Journal de l'année Édition 1993 1993Éd. 1993

Pour bloquer ce processus dangereux pour la survie du syndicat, Jean-Claude Barbarant, secrétaire du SNI-PEGC, imagine, selon un plan élaboré avec Laurent Fabius depuis 1987, de substituer à la FEN un syndicat unique de la maternelle à l'université, au sein duquel les instituteurs seraient rejoints par leurs collègues socialistes jusqu'alors minoritaires dans les syndicats du second degré. Le prétexte était pédagogique : adapter les structures syndicales à celles du corps unique d'enseignants auxquels la loi d'orientation prétend imposer une formation commune au sein des Instituts universitaires de formation des maîtres (IUFM). La finalité était politique : pérenniser la mainmise du courant socialiste sur le corps enseignant. Pour crime de fidélité à l'idéal fédéral, Yannick Simbron était démissionné le 10 juin 1991 du secrétariat général de la FEN par le bureau exécutif qui lui substituait, à l'instigation de Jean-Claude Barbarant, l'homme capable d'assumer la rupture, Guy Le Néouannic.

Rupture calculée

La tâche lui est facilitée par Jacques Estienne, auteur d'une « note sur le socialisme » destinée au secrétaire général du SNI-PEGC. Le titre est anodin. Le contenu ne l'est pas puisqu'il précise les étapes de la recomposition de la FEN en un syndicat unique d'enseignants, phagocytant au profit du SNI-PEGC les autres composantes de la Fédération. Le drame se noue le lundi 23 mars 1992 lorsque, par une « surprenante inadvertance », son rédacteur « oublie » ce document sur une table du restaurant « Aux petits oignons », rue de Bellechasse, où il est retrouvé par le personnel qui le remet avec obligeance le mardi 24 à des collègues du... SNES !

C'est la rupture, consommée le 27 avril quand le bureau national de la FEN exclut de ses rangs le SNEP et le SNES, qui contesteront la décision devant les tribunaux. Au congrès de Créteil, le 6 octobre, l'ambiance est plus que rude entre « unitaires », qui refusent la scission, et partisans de la recomposition. La motion confirmant l'exclusion est finalement adoptée par 62,53 % des voix. La FEN ancienne manière a vécu, mais, d'emblée, la future nouvelle FEN est amputée de quelque 120 000 adhérents.

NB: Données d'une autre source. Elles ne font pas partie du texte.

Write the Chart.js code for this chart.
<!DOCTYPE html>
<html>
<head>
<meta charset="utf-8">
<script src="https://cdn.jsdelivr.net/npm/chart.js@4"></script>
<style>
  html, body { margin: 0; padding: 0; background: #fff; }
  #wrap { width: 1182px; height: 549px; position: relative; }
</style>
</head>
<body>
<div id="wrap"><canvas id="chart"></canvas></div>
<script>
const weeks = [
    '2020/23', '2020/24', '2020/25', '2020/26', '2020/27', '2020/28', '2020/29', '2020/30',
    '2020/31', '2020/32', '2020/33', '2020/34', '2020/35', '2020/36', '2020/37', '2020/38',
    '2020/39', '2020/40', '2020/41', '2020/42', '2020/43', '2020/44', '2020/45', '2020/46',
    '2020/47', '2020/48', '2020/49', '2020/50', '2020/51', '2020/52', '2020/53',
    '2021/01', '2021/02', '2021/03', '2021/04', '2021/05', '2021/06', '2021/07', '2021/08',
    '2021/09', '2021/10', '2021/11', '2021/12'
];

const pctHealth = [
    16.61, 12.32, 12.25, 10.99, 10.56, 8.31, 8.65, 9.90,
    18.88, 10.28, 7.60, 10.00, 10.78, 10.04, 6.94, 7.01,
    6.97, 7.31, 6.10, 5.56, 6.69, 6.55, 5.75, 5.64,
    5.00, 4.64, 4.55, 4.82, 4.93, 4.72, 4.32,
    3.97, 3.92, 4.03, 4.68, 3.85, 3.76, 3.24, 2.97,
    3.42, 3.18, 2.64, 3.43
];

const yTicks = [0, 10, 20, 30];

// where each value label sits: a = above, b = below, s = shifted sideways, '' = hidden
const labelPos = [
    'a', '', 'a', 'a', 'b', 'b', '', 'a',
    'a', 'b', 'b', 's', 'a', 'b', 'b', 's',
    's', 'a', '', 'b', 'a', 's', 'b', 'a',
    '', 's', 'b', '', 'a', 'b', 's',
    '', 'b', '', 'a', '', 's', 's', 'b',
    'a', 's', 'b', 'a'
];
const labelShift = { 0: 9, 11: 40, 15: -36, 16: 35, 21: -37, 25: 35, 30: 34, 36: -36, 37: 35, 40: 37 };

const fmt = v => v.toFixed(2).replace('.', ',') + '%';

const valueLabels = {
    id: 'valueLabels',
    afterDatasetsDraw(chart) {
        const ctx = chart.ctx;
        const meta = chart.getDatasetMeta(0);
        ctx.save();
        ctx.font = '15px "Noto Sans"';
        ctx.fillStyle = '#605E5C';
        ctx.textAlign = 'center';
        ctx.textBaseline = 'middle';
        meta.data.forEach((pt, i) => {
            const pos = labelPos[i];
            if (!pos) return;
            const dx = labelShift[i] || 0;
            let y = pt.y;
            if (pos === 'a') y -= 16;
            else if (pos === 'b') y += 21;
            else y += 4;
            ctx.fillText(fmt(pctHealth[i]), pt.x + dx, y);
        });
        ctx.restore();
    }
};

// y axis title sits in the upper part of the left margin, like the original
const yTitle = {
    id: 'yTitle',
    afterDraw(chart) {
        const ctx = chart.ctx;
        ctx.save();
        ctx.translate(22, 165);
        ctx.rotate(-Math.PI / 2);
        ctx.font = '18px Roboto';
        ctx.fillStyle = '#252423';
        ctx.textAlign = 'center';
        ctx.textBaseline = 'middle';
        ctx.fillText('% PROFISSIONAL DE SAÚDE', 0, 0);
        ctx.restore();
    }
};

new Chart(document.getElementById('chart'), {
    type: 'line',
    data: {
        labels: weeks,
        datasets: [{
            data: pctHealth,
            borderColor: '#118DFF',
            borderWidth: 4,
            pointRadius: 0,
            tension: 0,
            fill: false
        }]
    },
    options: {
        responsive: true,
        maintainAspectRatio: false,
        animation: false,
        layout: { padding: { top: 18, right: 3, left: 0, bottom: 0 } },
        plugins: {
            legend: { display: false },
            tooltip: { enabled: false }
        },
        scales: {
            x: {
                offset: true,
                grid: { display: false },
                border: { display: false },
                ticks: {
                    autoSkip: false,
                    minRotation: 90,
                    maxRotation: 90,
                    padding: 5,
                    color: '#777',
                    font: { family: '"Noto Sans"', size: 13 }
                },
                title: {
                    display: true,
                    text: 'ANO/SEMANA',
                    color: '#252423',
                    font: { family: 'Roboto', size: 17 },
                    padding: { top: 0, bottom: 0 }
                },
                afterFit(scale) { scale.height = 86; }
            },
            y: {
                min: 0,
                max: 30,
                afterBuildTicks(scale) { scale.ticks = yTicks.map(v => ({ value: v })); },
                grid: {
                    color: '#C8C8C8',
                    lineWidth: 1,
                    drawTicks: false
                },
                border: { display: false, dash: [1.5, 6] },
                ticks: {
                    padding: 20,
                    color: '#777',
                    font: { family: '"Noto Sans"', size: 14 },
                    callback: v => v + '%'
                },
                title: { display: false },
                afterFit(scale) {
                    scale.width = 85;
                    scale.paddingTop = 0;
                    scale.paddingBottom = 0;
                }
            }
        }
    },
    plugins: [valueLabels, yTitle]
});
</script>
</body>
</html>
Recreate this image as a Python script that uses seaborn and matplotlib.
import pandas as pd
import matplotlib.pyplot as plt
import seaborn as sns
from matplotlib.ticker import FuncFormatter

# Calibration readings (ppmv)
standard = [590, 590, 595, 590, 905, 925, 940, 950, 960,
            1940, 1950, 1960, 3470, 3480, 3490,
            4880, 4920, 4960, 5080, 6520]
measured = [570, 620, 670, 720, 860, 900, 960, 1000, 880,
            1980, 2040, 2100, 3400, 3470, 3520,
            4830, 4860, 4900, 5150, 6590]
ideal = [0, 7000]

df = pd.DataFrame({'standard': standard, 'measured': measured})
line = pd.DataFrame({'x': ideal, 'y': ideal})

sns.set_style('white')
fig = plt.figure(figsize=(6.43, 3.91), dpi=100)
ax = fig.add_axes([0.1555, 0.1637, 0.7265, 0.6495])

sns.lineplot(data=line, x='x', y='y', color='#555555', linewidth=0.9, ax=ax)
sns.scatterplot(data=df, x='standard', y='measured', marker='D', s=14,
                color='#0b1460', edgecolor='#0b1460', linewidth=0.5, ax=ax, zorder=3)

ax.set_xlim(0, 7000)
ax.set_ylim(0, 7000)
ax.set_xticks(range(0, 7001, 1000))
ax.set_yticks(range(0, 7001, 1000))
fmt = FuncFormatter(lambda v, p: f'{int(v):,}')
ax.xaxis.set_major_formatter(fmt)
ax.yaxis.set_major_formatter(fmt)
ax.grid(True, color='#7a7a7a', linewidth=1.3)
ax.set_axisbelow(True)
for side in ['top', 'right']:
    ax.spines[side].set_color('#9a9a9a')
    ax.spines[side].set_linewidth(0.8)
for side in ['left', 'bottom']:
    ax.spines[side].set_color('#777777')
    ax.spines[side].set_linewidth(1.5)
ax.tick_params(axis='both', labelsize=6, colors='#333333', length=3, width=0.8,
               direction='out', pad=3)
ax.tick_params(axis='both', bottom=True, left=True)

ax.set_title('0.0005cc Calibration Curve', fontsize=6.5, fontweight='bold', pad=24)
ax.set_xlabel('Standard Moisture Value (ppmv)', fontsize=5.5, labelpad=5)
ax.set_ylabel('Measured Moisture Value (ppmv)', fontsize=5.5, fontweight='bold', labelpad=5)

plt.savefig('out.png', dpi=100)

Le prix à payer pour assurer la recomposition du paysage syndical s'avère très lourd. Jean-Claude Barbarant en est convaincu. Mais il est persuadé que le nouveau Syndicat des enseignants (SE), qui prend la suite du SNI-PEGC, pourrait compenser ses pertes en obtenant l'adhésion de nombreux professeurs des lycées et collèges et en puisant dans le « vivier » des IUFM, comme il l'avait affirmé dans une interview au Monde du 4 juin 1992. La création de ces organismes à finalité pédagogique n'aurait-elle pas aussi pour objet de servir les intérêts cachés de la FEN rénovée par les dirigeants de l'ex-SNI-PEGC ? Les débats du congrès de Perpignan, consacrés du 2 au 4 décembre 1992 à la modification de ses statuts, permettent peut-être de lever une partie du voile qui nous cache les motivations profondes de ce séisme syndical.